那年,買了一件綠底黃碎花棉布長風衣,不知怎地,從此喜歡穿它上街。喜歡走在中正紀念堂外的紅磚道,喜歡將扣子打開,讓衣緣與長髮隨風亂飛;喜歡,在陰雨霏霏的黃昏,走過中山北路,看飄落的黃葉,看揚起的衣角,看霓虹燈亮起的霎那。
那年冬天,雨,特別多。
喜歡一大早,走進雨霧中的林語堂紀念圖書館,為了看那滿園綠意,為了看一朵初初綻放似雪容顏的白茶;為了坐在林語堂坐過的木椅上,看對面青山,看飄渺的霧靄;看園丁在屋內屋外穿梭,看他小心翼翼的將落葉拾起。
那年,朋友們一個個出國去圓夢。
我走進美術館,選一個可以看見飛機飛過的觀景窗,坐下來給他們寫信;告訴他們,台北的交通一團亂,有如地毯被人掀過來般,因為,台北正在蓋捷運。我的綠色風衣,就斜靠在木條椅上,一只袖子,伸向無盡如潑墨畫般的天空。

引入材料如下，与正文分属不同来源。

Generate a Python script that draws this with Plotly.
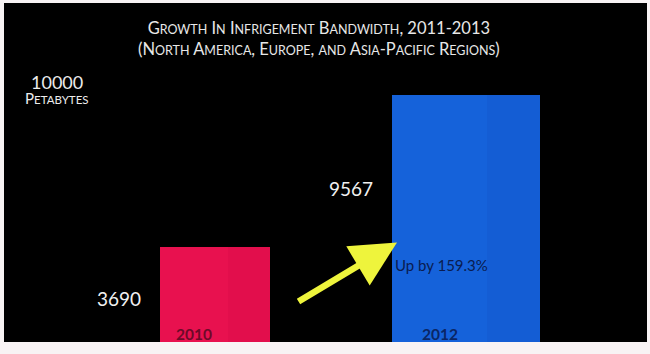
import plotly.graph_objects as go

years = ["2010", "2012"]
values = [3690, 9567]
value_labels = ["3690", "9567"]
front_colors = ["#e8114f", "#1562da"]
side_colors = ["#e20e4c", "#145dd4"]
year_text_colors = ["#6e0a28", "#0a2666"]
growth_label = "Up by 159.3%"
axis_label_value = 10000
title_lines = ["Growth In Infrigement Bandwidth, 2011-2013",
               "(North America, Europe, and Asia-Pacific Regions)"]

# layout positions (x axis runs in screen-like units across the plot)
front_x = [190, 435.5]
front_w = [68, 95]
side_x = [245, 509.5]
side_w = [42, 53]

fig = go.Figure()
fig.add_trace(go.Bar(x=side_x, y=values, width=side_w,
                     marker=dict(color=side_colors, line=dict(width=0)),
                     hoverinfo="skip", showlegend=False))
fig.add_trace(go.Bar(x=front_x, y=values, width=front_w,
                     marker=dict(color=front_colors, line=dict(width=0)),
                     hoverinfo="skip", showlegend=False))


def sc(text, small=12.5):
    out = []
    for word in text.split(" "):
        w = ""
        for ch in word:
            if ch.islower():
                w += "<span style='font-size:%spx'>%s</span>" % (small, ch.upper())
            else:
                w += ch
        out.append(w)
    return " ".join(out)


title = "<br>".join(sc(t, 12.5) for t in title_lines)

annotations = [
    dict(xref="paper", yref="paper", x=0.49, y=1 - (39 - 3) / 339, text=title,
         showarrow=False, font=dict(family="Lato", size=16.5, color="#e8e8e8"),
         xanchor="center", yanchor="middle"),
    dict(xref="x", yref="y", x=53, y=axis_label_value + 60, text=str(axis_label_value),
         showarrow=False, font=dict(family="Lato", size=18, color="#ececec"),
         xanchor="center", yanchor="middle"),
    dict(xref="x", yref="y", x=53, y=axis_label_value - 550, text=sc("Petabytes", 11.5),
         showarrow=False, font=dict(family="Lato", size=15, color="#ececec"),
         xanchor="center", yanchor="middle"),
]
label_y = [values[0] * 0.46, values[1] * 0.62]
for i in range(2):
    annotations.append(dict(xref="x", yref="y", x=front_x[i] - front_w[i] / 2 - 17, y=label_y[i],
                            text=value_labels[i], showarrow=False,
                            font=dict(family="Lato", size=19, color="#f0f0f0"),
                            xanchor="right", yanchor="middle"))
    annotations.append(dict(xref="x", yref="y", x=front_x[i], y=0, text="<b>%s</b>" % years[i],
                            showarrow=False, font=dict(family="Lato", size=15.5, color=year_text_colors[i]),
                            xanchor="center", yanchor="middle", yshift=8))
annotations.append(dict(xref="x", yref="y", x=front_x[1] - front_w[1] / 2 + 1, y=values[1] * 0.31,
                        text=growth_label, showarrow=False,
                        font=dict(family="Lato", size=15, color="#0a1c50"),
                        xanchor="left", yanchor="middle"))
annotations.append(dict(xref="x", yref="y", x=front_x[1] - front_w[1] / 2 + 5, y=values[1] * 0.403,
                        text="", showarrow=True, ax=-100, ay=60, arrowhead=2, arrowsize=1.4,
                        arrowwidth=6.5, arrowcolor="#eef43c", standoff=0))

fig.update_layout(
    width=650, height=354,
    margin=dict(l=4, r=3, t=3, b=12),
    paper_bgcolor="#f8f3f4",
    plot_bgcolor="#000000",
    barmode="overlay",
    bargap=0,
    xaxis=dict(range=[0, 643], visible=False, fixedrange=True),
    yaxis=dict(range=[0, 13130], visible=False, fixedrange=True),
    annotations=annotations,
)

fig.write_html("out.html")
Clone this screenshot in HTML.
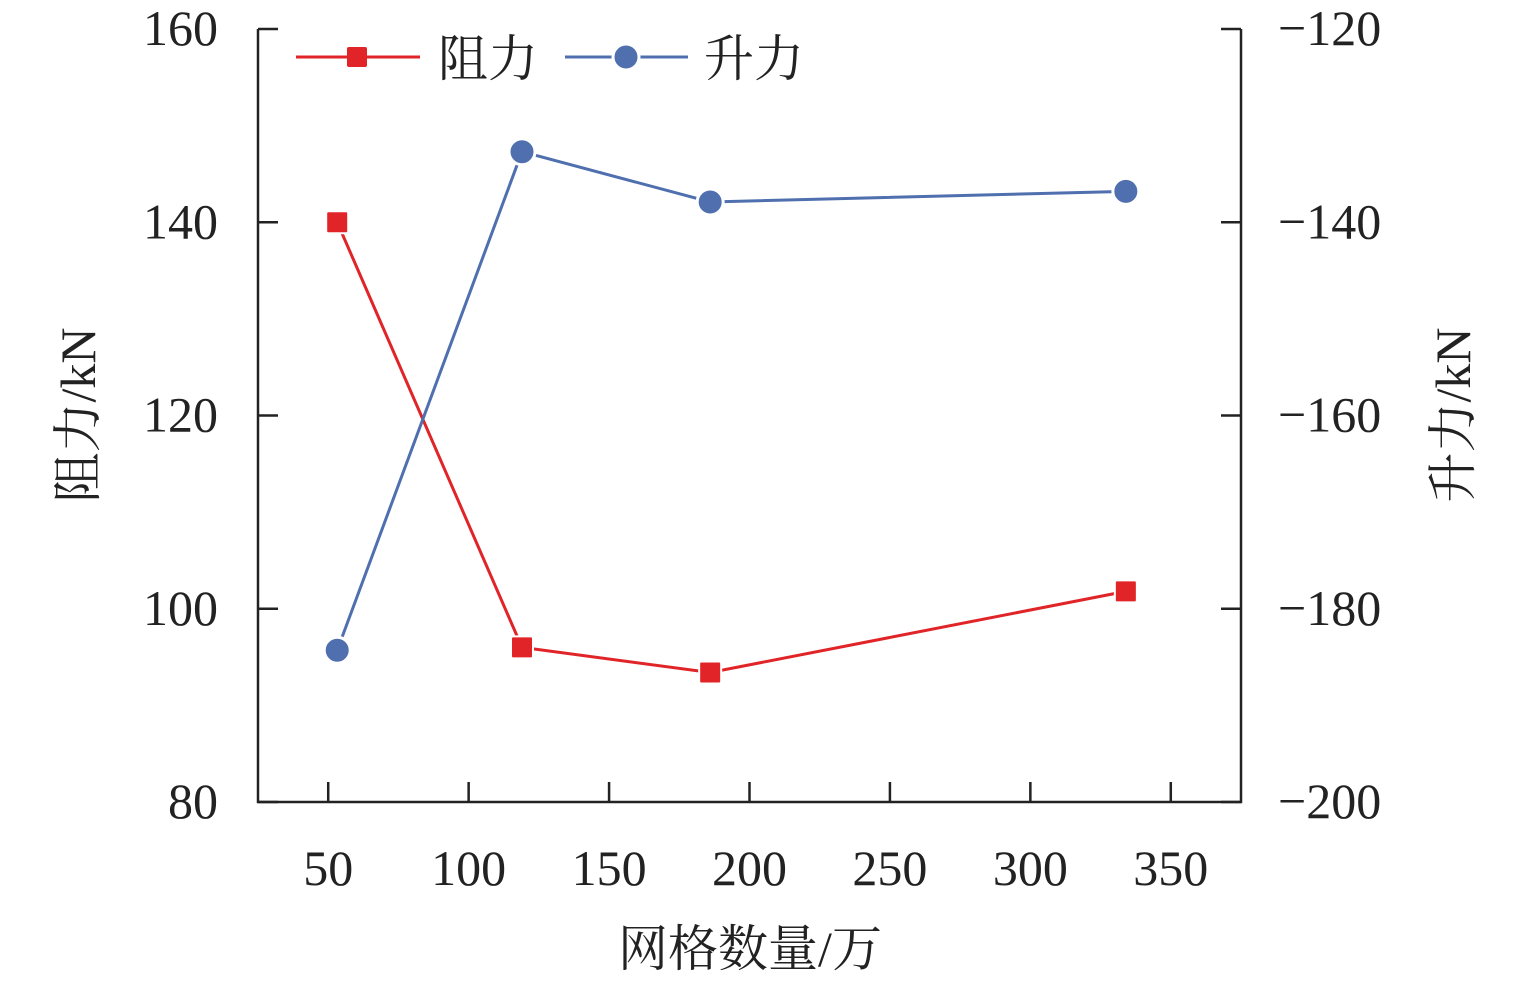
<!DOCTYPE html>
<html><head><meta charset="utf-8"><style>
html,body{margin:0;padding:0;background:#fff;}
svg text{font-family:"Liberation Serif","Noto Serif CJK SC",serif;fill:#222;}
</style></head><body>
<svg id="chart" width="1535" height="984" viewBox="0 0 1535 984" xmlns="http://www.w3.org/2000/svg">
<g id="axes"></g>
<g id="series"></g>
<g id="legend">
  <line x1="296" y1="57" x2="420" y2="57" stroke="#e02428" stroke-width="3"/>
  <rect x="347" y="47" width="20" height="20" rx="2" fill="#e02428"/>
  <text x="438" y="76" font-size="50">阻力</text>
  <line x1="565" y1="57" x2="688" y2="57" stroke="#4f6faf" stroke-width="3"/>
  <circle cx="626" cy="57" r="13" fill="#4f6faf" stroke="#fff" stroke-width="3"/>
  <text x="704" y="76" font-size="50">升力</text>
</g>
</svg>
<script>
const xTicks=[50,100,150,200,250,300,350];
const leftTicks=[80,100,120,140,160];
const rightTicks=[-200,-180,-160,-140,-120];
const gridCounts=[53.2,119,186,334];
const dragValues=[140,96,93.4,101.8];
const liftValues=[-184.3,-132.7,-137.9,-136.8];
const L=258,R=1241,T=29,B=802;
const xs=v=>L+(v-25)/(375-25)*(R-L);
const yl=v=>B-(v-80)/80*(B-T);
const yr=v=>B-(v+200)/80*(B-T);
const NS='http://www.w3.org/2000/svg';
function mk(tag,attrs,parent){const e=document.createElementNS(NS,tag);for(const k in attrs)e.setAttribute(k,attrs[k]);parent.appendChild(e);return e;}
const ax=document.getElementById('axes');
let p=mk('path',{d:`M${L},${T}V${B}H${R}V${T}`,fill:'none',stroke:'#222','stroke-width':2.5},ax);


xTicks.forEach(v=>{const x=xs(v);
 let l=mk('line',{x1:x,y1:B,x2:x,y2:B-20,stroke:'#222','stroke-width':2.5},ax);
 
 
 let t=mk('text',{x:x,y:885,'font-size':50,'text-anchor':'middle'},ax);t.textContent=v;
 
 });
leftTicks.forEach(v=>{const y=yl(v);
 let l=mk('line',{x1:L,y1:y,x2:L+20,y2:y,stroke:'#222','stroke-width':2.5},ax);
 
 
 let t=mk('text',{x:218,y:y+16,'font-size':50,'text-anchor':'end'},ax);t.textContent=v;
 
 });
rightTicks.forEach(v=>{const y=yr(v);
 let l=mk('line',{x1:R,y1:y,x2:R-20,y2:y,stroke:'#222','stroke-width':2.5},ax);
 
 
 let t=mk('text',{x:1278,y:y+16,'font-size':50},ax);t.textContent='\u2212'+Math.abs(v);
 
 });
let xt=mk('text',{x:750,y:966,'font-size':50,'text-anchor':'middle'},ax);xt.textContent='网格数量/万';


let lt=mk('text',{x:0,y:0,'font-size':50,'text-anchor':'middle',transform:'translate(95,415) rotate(-90)'},ax);lt.textContent='阻力/kN';


let rt=mk('text',{x:0,y:0,'font-size':50,'text-anchor':'middle',transform:'translate(1470,415) rotate(-90)'},ax);rt.textContent='升力/kN';


const se=document.getElementById('series');
let dl=mk('polyline',{points:gridCounts.map((g,i)=>xs(g)+','+yl(dragValues[i])).join(' '),fill:'none',stroke:'#e02428','stroke-width':3},se);


let ll=mk('polyline',{points:gridCounts.map((g,i)=>xs(g)+','+yr(liftValues[i])).join(' '),fill:'none',stroke:'#4f6faf','stroke-width':3},se);


gridCounts.forEach((g,i)=>{
 let r=mk('rect',{x:xs(g)-11,y:yl(dragValues[i])-11,width:22,height:22,rx:2,fill:'#e02428',stroke:'#fff','stroke-width':2},se);
 
 
 let c=mk('circle',{cx:xs(g),cy:yr(liftValues[i]),r:13,fill:'#4f6faf',stroke:'#fff','stroke-width':3},se);
 
 
});
</script>
</body></html>
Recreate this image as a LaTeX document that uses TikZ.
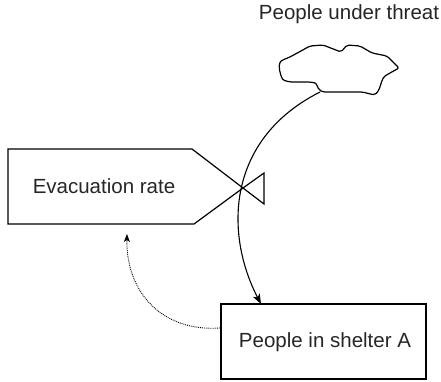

那年冬天的早晨,花樣年華般的女孩們,吱吱喳喳經過我的窗前。我探頭一望,對面那家院牆上的山櫻,深深淺淺的紫色花團已在昨晚上開放。
她們說,下雪了!下雪了!
七星山下雪了!我披上那件風衣,裹上圍巾,一出門,就瞧見那山頂的色彩全換了;灰灰白白,像被灑了一層薄薄的麵粉一樣。
到處是上山看雪的人群和車隊。下山的車輛前面端坐一個小雪人,頭部已融化了一大塊,脖子上的紅色圍巾仍顧自飛揚;路旁小孩看見了,跳躍著,追逐著,笑聲沿著仰德大道傳到了山下。那天中午,我從山仔后搭公車到台北車站已是傍晚,一位阿兵哥又苦惱,又抱怨,說,集合點名回營的時間已過。
那年聖誕夜,我參加完子夜彌撒已過了午夜兩點,大型電視牆放的是聖誕快樂的字樣,耳邊傳來的是平安夜的樂曲。走出聖家堂,突然想散步回家。
我沿著新生南路緩緩而行。車輛稀少,人群散去,可我一點也不覺得孤獨。商店招牌的燈已熄滅,只有路邊的樹上,綴滿暈黃的小燈,晶晶亮亮閃閃爍爍;我慢慢走著,享受著節日的氣氛。